The Wicked Witch deserves at least some credit for having so robustly embraced her true nature, but this may also be the tipoff that we are dealing with a fairy tale. Real-life villains (another antiquated term of art) rarely acknowledge their essential wickedness, even to themselves. Adolf Hitler regarded himself as Germany’s savior and strongly identified with Jesus Christ. Rudolph Höss, who was hanged by Polish authorities in 1947 for his role as commandant at the Auschwitz death camp, claimed he had been unjustly vilified as the murderer of millions, whining that the public would never understand he also had a heart. Slobodan Milosevic, acting as his own lawyer at his war crimes trial in The Hague, conducted more of a filibuster than a defense in fighting charges of “ethnic cleansing” in the former Yugoslavia. The case dragged on for years and ended only when Milosevic died of a heart attack in his cell.

Even a fairy tale figure like Snow White’s evil stepmother seemed preoccupied with asking her mirror who was fairest of them all rather than appreciating her beautiful wickedness. The evil queen shape-shifted into an old hag when it was time to give Snow White a poison apple. This demonstrates a psychological truth that morally compromised individuals sometimes delegate their dirty deeds to an alter ego in order to preserve their self-image as the fairest of them all. For example, psychiatrist Robert Jay Lifton noted that German physicians assigned to the Nazi death camps would sometimes adopt a semi-autonomous “Auschwitz self” whose job it was to send inmates to their deaths, thereby enabling them to continue thinking of themselves as good doctors and family men. Most of us are not driven by such moral extremity, but depth psychologist Carl Jung said we all have a “shadow” self consisting of unconscious personality elements that can’t be reconciled with our sanitized self-image.

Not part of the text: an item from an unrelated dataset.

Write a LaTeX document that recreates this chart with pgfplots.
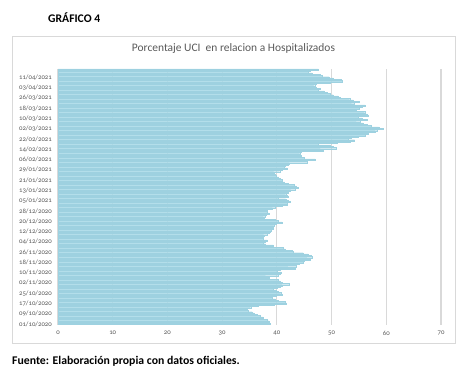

Thomas Cramner, Archbishop of Canterbury and author of the General Confession in the original Book of Common Prayer, knew nothing about alter egos or “shadow” selves. But he was an acute judge of human nature, and he got right down to business. Cramner’s Confession is a model of brevity; there is no dreary recitation of sins mortal or venial. “Manifold sins and wickedness” leaves nothing out, and for good measure Cramner threw in the phrase, “in thought, word and deed.” He understood that the main difference between the arch villains of history and the ordinary rung of humanity is that most of us lack the courage of our convictions. We may want someone dead, but we are rarely prepared to act on our evil impulses for fear of retribution. Divine retribution rarely enters into our calculations these days, but perhaps it should. It is entirely up to us whether or not we chose to embrace our inner wickedness, but if eternal damnation is to be our reward, then it should not come as a surprise.